David Lynch and Woody Allen, meet your low-budget Montreal match
all starts innocently enough: A techno-dweeb leaves his home. He stumbles to the spot where his car is normally parked. His car has vanished – apparently stolen. The befuddled fellow then hops into the métro, where he is being stalked by a masked man who bears a disturbing resemblance to Jason of Friday the 13th fame. Shortly thereafter, our anti-hero is kidnapped by the masked man and brought to a creepy attic where he is left to languish and deal with his sins.
Apart from being a self-centred dork, the only sin he seems to have committed is inadvertent littering. But he will have lots of time to evaluate his sins, existence and failed relationships with friends and family.
Add a little mind-jostling, an overbearing mother and surreal plotting about parallel universes, and it just might sound like some twisted David Lynch affair, with a soupçon of cynical Woody Allen. But this ain’t no $100 million spectacle from Hollywood. This is a $10,000 black dramedy from Montreal, with production values, scripting and acting that belie its paltry budget. It is Take Me Back, a 10-part series that is the brainchild of two Montrealers, Joe Baron and Seth Mendelson, with very limited funds but highly fevered imaginations.
Take Me Back has an ardent base of fans who likely share the off-centre views of the filmmakers. So ardent, in fact, that they will be catching the final instalment of the series tonight at midnight on their trusty computers. Though plans are in the works for a TV and DVD release, the entire Take Me Back series, which runs 73 minutes, is only available – for free – on the web at www.tmbtheseries.com. The first nine episodes can be scoped now.
The boys have created a buzz around the continent. There is a link to Take Me Back on the Los Angeles Times website. Plus, Baron and Mendelson were recently selected by the culturalindustry mag Playback for its Top 25 list of rising Canadian stars as a result of the series.
While both of them created the series, Baron, 26, is behind the camera as director and cinematographer, while Mendelson, 25, appears most comfortable in the lead role of the beleaguered techno-dweeb.
The guys are graduates of Concordia’s esteemed film program, and both were winners of the Kodak Grand Prize for student film at the Montreal World Film Festival. Mendelson copped the award in 2000, while Baron took it the following year.
Since elementary school, Baron and Mendelson have aspired to make movies. Mendelson also aspired to become the world’s best fisherman, but when that dream was dashed – due mostly to his inability to catch any fish – he focused all his energies on writing and acting.
According to Baron, art somewhat resembles Mendelson’s life here. And we ain’t just talking Take Me Back’s humorously overbearing mom: There are other script details that appear to have been lifted straight from his life.
“The story as we understand it – and if we don’t understand it by now, we never will – is that this geek (Mendelson) meets a girl and it doesn’t work out well,” says Baron. “Then the geek comes into possession of a mysterious gizmo allowing him to travel in time.
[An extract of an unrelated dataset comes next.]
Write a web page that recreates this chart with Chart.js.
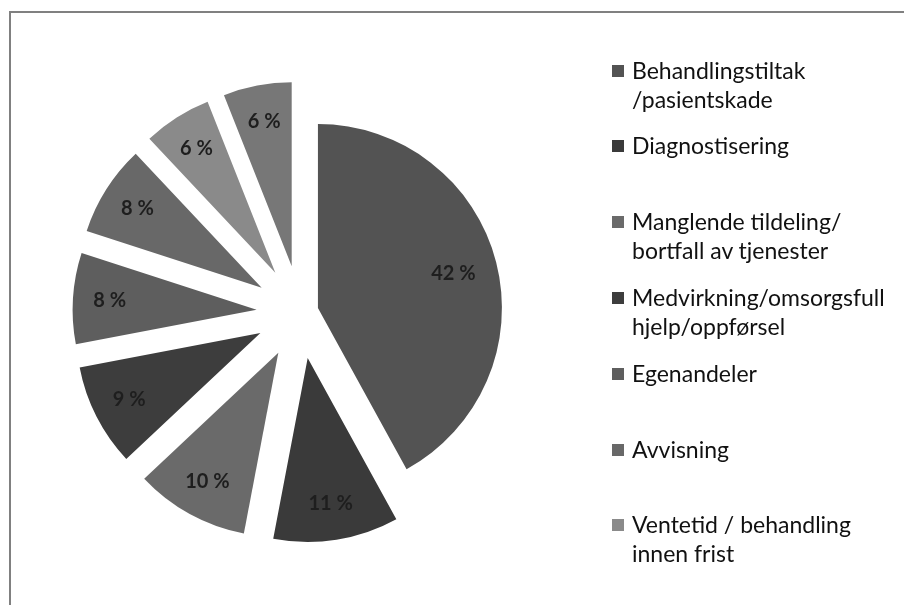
<!DOCTYPE html>
<html>
<head>
<meta charset="utf-8">
<script src="https://cdn.jsdelivr.net/npm/chart.js@4/dist/chart.umd.min.js"></script>
<style>
  html, body { margin: 0; padding: 0; background: #fff; }
  #wrap { position: relative; width: 904px; height: 605px; overflow: hidden; font-family: Lato, "Open Sans", sans-serif; }
  #frame { position: absolute; left: 9px; top: 11px; width: 920px; height: 640px; border: 2px solid #808080; box-sizing: border-box; }
  #pieBox { position: absolute; left: 0; top: 0; width: 601px; height: 605px; }
  #legend { position: absolute; left: 0; top: 0; width: 904px; height: 605px; pointer-events: none; }
  .item { position: absolute; left: 612px; font-size: 23px; line-height: 29px; color: #111; }
  .item .sw { position: absolute; left: 0; top: 9px; width: 12px; height: 12px; }
  .item .tx { position: absolute; left: 20px; top: 0; white-space: nowrap; }
</style>
</head>
<body>
<div id="wrap">
  <div id="frame"></div>
  <div id="pieBox"><canvas id="pie"></canvas></div>
  <div id="legend"></div>
</div>
<script>
// Kategorier (med linjeskift slik som i forklaringen)
const categories = [
  ['Behandlingstiltak', '/pasientskade'],
  ['Diagnostisering'],
  ['Manglende tildeling/', 'bortfall av tjenester'],
  ['Medvirkning/omsorgsfull', 'hjelp/oppførsel'],
  ['Egenandeler'],
  ['Avvisning'],
  ['Ventetid / behandling', 'innen frist'],
  ['Annet']
];
// Andel i prosent
const shares = [42, 11, 10, 9, 8, 8, 6, 6];
const sliceColors = ['#535353', '#3a3a3a', '#6a6a6a', '#3d3d3d', '#5e5e5e', '#686868', '#8a8a8a', '#777777'];
// Hvor langt hvert stykke er trukket ut (px)
const explode = [18, 46, 46, 45, 44, 46, 47, 47];

// Trekker stykkene ut fra sentrum (uten at radien endres)
const explodeSlices = {
  id: 'explodeSlices',
  beforeDatasetDraw(chart, args) {
    const ctx = chart.ctx;
    args.meta.data.forEach((arc, i) => {
      const p = arc.getProps(['startAngle', 'endAngle'], true);
      const mid = (p.startAngle + p.endAngle) / 2;
      ctx.save();
      ctx.translate(Math.cos(mid) * explode[i], Math.sin(mid) * explode[i]);
      arc.draw(ctx);
      ctx.restore();
    });
    return false;
  },
  // "42 %" osv. inne i hvert stykke
  afterDatasetsDraw(chart) {
    const ctx = chart.ctx;
    const meta = chart.getDatasetMeta(0);
    ctx.save();
    ctx.font = 'bold 20px Lato, sans-serif';
    ctx.fillStyle = '#1e1e1e';
    ctx.textAlign = 'center';
    ctx.textBaseline = 'middle';
    meta.data.forEach((arc, i) => {
      const p = arc.getProps(['x', 'y', 'startAngle', 'endAngle', 'outerRadius'], true);
      const mid = (p.startAngle + p.endAngle) / 2;
      const r = explode[i] + p.outerRadius * (i === 0 ? 0.76 : 0.8);
      ctx.fillText(shares[i] + ' %', p.x + Math.cos(mid) * r, p.y + Math.sin(mid) * r);
    });
    ctx.restore();
  }
};

new Chart(document.getElementById('pie').getContext('2d'), {
  type: 'pie',
  data: {
    labels: categories,
    datasets: [{
      data: shares,
      backgroundColor: sliceColors,
      borderWidth: 0
    }]
  },
  options: {
    responsive: true,
    maintainAspectRatio: false,
    animation: false,
    radius: 184,
    layout: { padding: { top: 20 } },
    plugins: { legend: { display: false }, tooltip: { enabled: false } }
  },
  plugins: [explodeSlices]
});

// Forklaring til høyre (de sju første som i originalen)
const legendEl = document.getElementById('legend');
categories.slice(0, 7).forEach((lines, i) => {
  const item = document.createElement('div');
  item.className = 'item';
  item.style.top = (70 - 14.5 + i * 75.8) + 'px';
  item.innerHTML = '<span class="sw" style="background:' + sliceColors[i] + '"></span>' +
    '<span class="tx">' + lines.join('<br>') + '</span>';
  legendEl.appendChild(item);
});
</script>
</body>
</html>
This sets up a situation where he goes back in time and two of him are created.”
Alrighty then. But just what kind of medication were the guys on while concocting this story? “We just had a lot of free time on our hands and came up with something our resources could handle,” Baron explains.
Those resources were pretty much scant. “Let’s see,” Baron ponders. “We couldn’t afford to hire a crew, because we had no money. We did all the costumes ourselves. The actors worked for nothing. We did the location scouting ourselves. We ended up shooting a lot in (Mendelson’s) father’s store. We couldn’t even afford coffee on the set. But we were very resourceful. Then we built the story around whatever resources we could muster as well as our own ravings.”
Rather than put their series on YouTube, the guys decided to build their own website to showcase it. “We wanted to build our own community from scratch,” Baron says. “It’s a tough market. They get half a million hits on YouTube for a kid falling off the balcony, but it’s tougher to get people to watch something with a storyline and solid production. Still, we’ve had great feedback.”
They’ve also both been signed by an L.A. talent agency, thanks to the series. “Before we had few ideas; now we’ve got way too many,” Baron says. Their fans will, however, be delighted to learn success won’t temper their twisted views. “Don’t think so,” Baron adds. “Our next project is an action comedy that may or may not be about the Rapture.”